Problem description:

I've tried running a really simple convolution (attached 2 models, one in FP32 and one in INT8). Here is what I see on an Samsung A33, Mali GPU G68. I see a good boost with INT8 on CPU but not GPU. Is this expected?

morgolock commented 1 year ago

Hi @srikris-sridhar

GPU Convolution for INT8 is slower than FP16

Just please clarify if you meant FP32 instead of FP16.

Do you mean int8 model being slower than fp32 in GpuAcc running on Mali GPU G68?
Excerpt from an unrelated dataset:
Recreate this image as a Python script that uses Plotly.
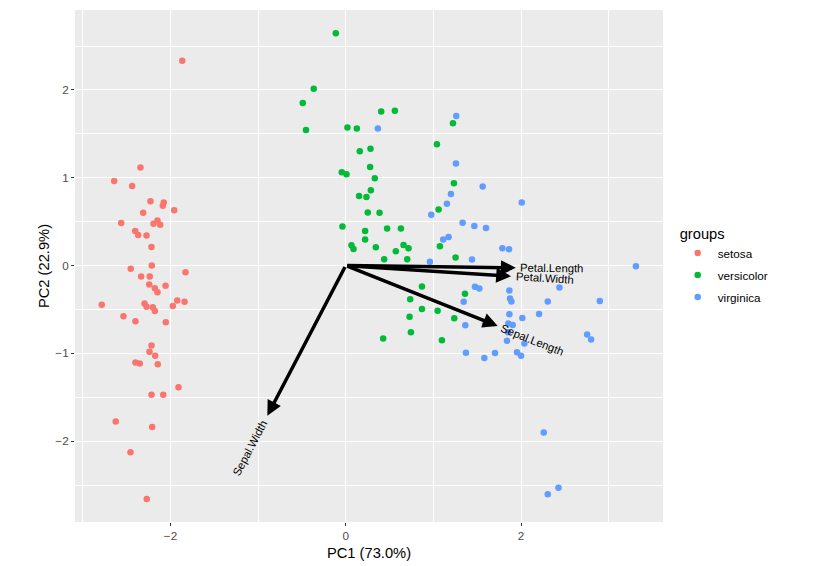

srikris-sridhar commented 1 year ago

I meant FP16, not FP32. Sorry for the typo in the numbers.

srikris-sridhar commented 1 year ago

This is technically the following (since TFLite downcasts to FP16 for inference)

CPU (INT8): 2.5ms CPU (FP16): 6.3ms GPU (INT8): 7.2ms GPU (FP16): 8.4ms

morgolock commented 1 year ago

Hi @srikris-sridhar

I can confirm that I reproduced the problem on Mali-G57, see below:

LD_LIBRARY_PATH=.:$LD_LIBRARY_PATH ./ExecuteNetwork -c GpuAcc -m ./simple_conv_int8.tflite   --iterations 12 | grep Inference
Info: Inference time: 41.74 ms
Info: Inference time: 30.60 ms
Info: Inference time: 31.26 ms
Info: Inference time: 30.85 ms
Info: Inference time: 29.64 ms
Info: Inference time: 30.25 ms
Info: Inference time: 30.24 ms
Info: Inference time: 30.35 ms
Info: Inference time: 30.75 ms
Info: Inference time: 31.25 ms
Info: Inference time: 30.72 ms
Info: Inference time: 30.00 ms
LD_LIBRARY_PATH=.:$LD_LIBRARY_PATH ./ExecuteNetwork -c GpuAcc -m ./simple_conv_fp32.tflite  --iterations 12 | grep Inference
Info: Inference time: 36.13 ms
Info: Inference time: 23.24 ms
Info: Inference time: 23.34 ms
Info: Inference time: 22.88 ms
Info: Inference time: 22.97 ms
Info: Inference time: 22.80 ms
Info: Inference time: 23.23 ms
Info: Inference time: 23.43 ms
Info: Inference time: 20.62 ms
Info: Inference time: 23.17 ms
Info: Inference time: 19.25 ms
Info: Inference time: 23.19 ms

Discussing this with the team it looks like there is some work to be done in the GEMM heuristics to choose the right block size.

Hope this helps.

srikris-sridhar commented 1 year ago

Awesome. Thanks! Looking forward to seeing what can be done here. This seems consistent across many models.

morgolock commented 8 months ago

Thanks for reporting this, we added the request to our backlog.

Closing the issue as we are already tracking it internally.